This exhibition of works by artist and musician João Paulo Feliciano has been shaped around the sculpture Blues Quartet, 2004-2007, and explores the fusion of music and image. On show are seven works dating from different periods, from the early 1990s to the present, that tackle this recurrent concern in this artist’s production.
From João Paulo Feliciano’s earliest works, such as Sweet Music, 1992, also shown here, the title, functioning as a linguistic enunciation snatched from popular culture and often linked to musical contexts, is fully and ironically literalised in the elements constituting the image.

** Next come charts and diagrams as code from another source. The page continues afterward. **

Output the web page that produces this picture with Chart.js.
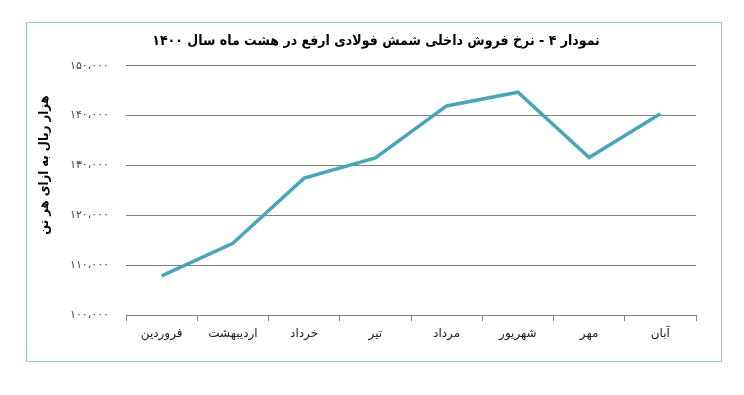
<!DOCTYPE html>
<html>
<head>
<meta charset="utf-8">
<script src="https://cdn.jsdelivr.net/npm/chart.js@4/dist/chart.umd.min.js"></script>
<style>
    html, body { margin: 0; padding: 0; background: #fff; }
    #wrap { position: relative; width: 744px; height: 395px; }
    #frame {
        position: absolute; left: 26px; top: 22px; width: 694px; height: 338px;
        border: 1px solid #9cc8d0; pointer-events: none;
    }
</style>
</head>
<body>
<div id="wrap">
    <canvas id="price-chart" width="744" height="395"></canvas>
    <div id="frame"></div>
</div>
<script>
    "use strict";

    // Data
    var months = ["فروردین", "اردیبهشت", "خرداد", "تیر", "مرداد", "شهریور", "مهر", "آبان"];
    var prices = [107850, 114400, 127450, 131500, 141950, 144700, 131600, 140400];
    var yTicks = [100000, 110000, 120000, 130000, 140000, 150000];

    var titleText = "نمودار ۴ - نرخ فروش داخلی شمش فولادی ارفع در هشت ماه سال ۱۴۰۰";
    var yTitleText = "هزار ریال به ازای هر تن";

    var persianFont = "'DejaVu Sans', 'Noto Sans', sans-serif";
    var boldFont = "'DejaVu Sans Condensed', 'DejaVu Sans', sans-serif";

    // convert a number to Persian digits with a thousands separator
    var toPersian = function (n) {
        var s = String(n).replace(/\B(?=(\d{3})+(?!\d))/g, "،");
        return s.replace(/\d/g, function (d) { return "۰۱۲۳۴۵۶۷۸۹"[+d]; });
    };

    // Y axis title, drawn a bit above the middle like the original
    var yTitlePlugin = {
        id: "yTitle",
        afterDraw: function (chart) {
            var c = chart.ctx;
            c.save();
            c.translate(45, 165);
            c.rotate(-Math.PI / 2);
            c.fillStyle = "#000";
            c.font = "bold 13px " + boldFont;
            c.textAlign = "center";
            c.textBaseline = "middle";
            c.fillText(yTitleText, 0, 0);
            c.restore();
        }
    };

    var ctx = document.getElementById("price-chart").getContext("2d");
    var myChart = new Chart(ctx, {
        type: "line",
        data: {
            labels: months,
            datasets: [{
                label: "نرخ فروش",
                data: prices,
                borderColor: "#4aa5b8",
                borderWidth: 3.5,
                pointRadius: 0,
                tension: 0,
                fill: false
            }]
        },
        options: {
            responsive: false,
            animation: false,
            layout: {
                padding: { left: 56, right: 48, top: 0, bottom: 30 }
            },
            plugins: {
                legend: { display: false },
                tooltip: { enabled: false },
                title: {
                    display: true,
                    text: titleText,
                    color: "#000",
                    font: { family: boldFont, size: 14, weight: "bold" },
                    padding: { top: 33, bottom: 16 }
                }
            },
            scales: {
                x: {
                    offset: true,
                    grid: {
                        offset: true,
                        drawOnChartArea: false,
                        drawTicks: true,
                        tickLength: 6,
                        color: "#808080"
                    },
                    border: { display: true, color: "#808080", width: 1 },
                    ticks: {
                        color: "#222",
                        padding: 6,
                        maxRotation: 0,
                        autoSkip: false,
                        font: { family: persianFont, size: 12 }
                    },
                    afterFit: function (scale) { scale.height = 50; }
                },
                y: {
                    min: 100000,
                    max: 150000,
                    afterBuildTicks: function (scale) {
                        scale.ticks = yTicks.map(function (v) { return { value: v }; });
                    },
                    grid: {
                        color: "#808080",
                        lineWidth: 1,
                        drawTicks: false
                    },
                    border: { display: false },
                    ticks: {
                        color: "#444",
                        padding: 17,
                        font: { family: persianFont, size: 11 },
                        callback: function (v) { return toPersian(v); }
                    },
                    afterFit: function (scale) { scale.width = 70; }
                }
            }
        },
        plugins: [yTitlePlugin]
    });
</script>
</body>
</html>
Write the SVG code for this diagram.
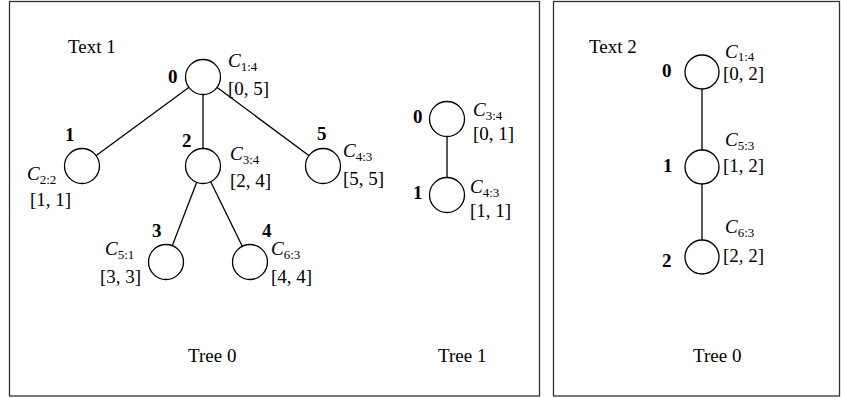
<svg xmlns="http://www.w3.org/2000/svg" width="841" height="398" viewBox="0 0 841 398">
<style>
.frame{fill:#fff;stroke:#333;stroke-width:1.3}
.nd{fill:#fff;stroke:#000;stroke-width:1.3}
.ed{stroke:#000;stroke-width:1.3;fill:none}
text{font-family:"Liberation Serif","Times New Roman",serif;font-size:19px;fill:#000}
.b{font-weight:bold}
.i{font-style:italic}
.s{font-size:13px;font-style:normal}
</style>
<rect width="841" height="398" fill="#fff"/>
<rect class="frame" x="9.5" y="1.5" width="530" height="394.5"/>
<rect class="frame" x="553.5" y="1.5" width="286" height="394.5"/>
<g id="connectors">
<line class="ed" x1="203" y1="77" x2="82" y2="166"/>
<line class="ed" x1="203" y1="77" x2="203" y2="166"/>
<line class="ed" x1="203" y1="77" x2="323" y2="166"/>
<line class="ed" x1="203" y1="166" x2="166" y2="262"/>
<line class="ed" x1="203" y1="166" x2="250" y2="262"/>
<line class="ed" x1="447" y1="119" x2="447" y2="195"/>
<line class="ed" x1="702" y1="72" x2="702" y2="167"/>
<line class="ed" x1="702" y1="167" x2="702" y2="257"/>
</g>
<text x="68" y="53">Text 1</text>
<text x="589" y="53">Text 2</text>
<g id="t0n0"><circle class="nd" cx="203" cy="77" r="17.5"/>
<text class="b" x="168" y="83">0</text>
<text class="i" x="228" y="67">C<tspan class="s" dy="4">1:4</tspan></text>
<text x="228" y="95">[0, 5]</text></g>
<g id="t0n1"><circle class="nd" cx="82" cy="166" r="17.5"/>
<text class="b" x="65" y="141">1</text>
<text class="i" x="27" y="180">C<tspan class="s" dy="4">2:2</tspan></text>
<text x="30" y="206">[1, 1]</text></g>
<g id="t0n2"><circle class="nd" cx="203" cy="166" r="17.5"/>
<text class="b" x="182" y="147">2</text>
<text class="i" x="230" y="160">C<tspan class="s" dy="4">3:4</tspan></text>
<text x="230" y="187">[2, 4]</text></g>
<g id="t0n5"><circle class="nd" cx="323" cy="166" r="17.5"/>
<text class="b" x="317" y="140">5</text>
<text class="i" x="343" y="157">C<tspan class="s" dy="4">4:3</tspan></text>
<text x="343" y="185">[5, 5]</text></g>
<g id="t0n3"><circle class="nd" cx="166" cy="262" r="17.5"/>
<text class="b" x="152" y="237">3</text>
<text class="i" x="105" y="255">C<tspan class="s" dy="4">5:1</tspan></text>
<text x="100" y="283">[3, 3]</text></g>
<g id="t0n4"><circle class="nd" cx="250" cy="262" r="17.5"/>
<text class="b" x="262" y="237">4</text>
<text class="i" x="271" y="255">C<tspan class="s" dy="4">6:3</tspan></text>
<text x="271" y="283">[4, 4]</text></g>
<text x="188" y="362">Tree 0</text>
<g id="t1n0"><circle class="nd" cx="447" cy="119" r="17.5"/>
<text class="b" x="413" y="123">0</text>
<text class="i" x="473" y="116">C<tspan class="s" dy="4">3:4</tspan></text>
<text x="473" y="140">[0, 1]</text></g>
<g id="t1n1"><circle class="nd" cx="447" cy="195" r="17.5"/>
<text class="b" x="413" y="199">1</text>
<text class="i" x="470" y="193">C<tspan class="s" dy="4">4:3</tspan></text>
<text x="470" y="217">[1, 1]</text></g>
<text x="438" y="362">Tree 1</text>
<g id="t2n0"><circle class="nd" cx="702" cy="72" r="17"/>
<text class="b" x="662" y="77">0</text>
<text class="i" x="725" y="58">C<tspan class="s" dy="3">1:4</tspan></text>
<text x="723" y="80">[0, 2]</text></g>
<g id="t2n1"><circle class="nd" cx="702" cy="167" r="17"/>
<text class="b" x="663" y="172">1</text>
<text class="i" x="725" y="146">C<tspan class="s" dy="4">5:3</tspan></text>
<text x="723" y="172">[1, 2]</text></g>
<g id="t2n2"><circle class="nd" cx="702" cy="257" r="17"/>
<text class="b" x="662" y="267">2</text>
<text class="i" x="725" y="233">C<tspan class="s" dy="4">6:3</tspan></text>
<text x="723" y="262">[2, 2]</text></g>
<text x="693" y="362">Tree 0</text>
</svg>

This is also the case with Blues Quartet. This scupture operates an essential link between Feliciano’s work as a musician and his work as an artist. While serving as a generic name for a hypothetical band, the title is materialised in the blue acrylic structure dividing the space above the table into four areas, where four lamps activated by sound-to-light modulators vary in intensity in accordance with the music. Music may be pre-recorded, on an iPod, to which the visitor has access, and where
the visitor then may choose between a wide variety of musical genres, or it may be a live performance, such as those of Rafael Toral, Lee Ranaldo, Trevor Tremaine and C. Spencer Yeah at the Contemporary Arts Center in Cincinnatti. The sculpture thus becomes a springboard of possibilities. The artist as creator can actually be switched off. In turn, the path taken by the variations and movements projected by the lamps in response to the music unfolds spatially in the reflections and filtered transparencies cast by the lamps, creating a full sense of dialogue between the elements of the quartet. The sculpture’s potentialities for different configurations are infinite, including its relation to silence.
The series of posters accompanying the sculpture was based on record covers where the words “blue” and “quartet” appear. These form classes of singular elements, but it is in their association to expressions and visual elements that the idea of Blues Quartet becomes at once generic and particular, as though the name, in naming something, were no more than the thing named by the name.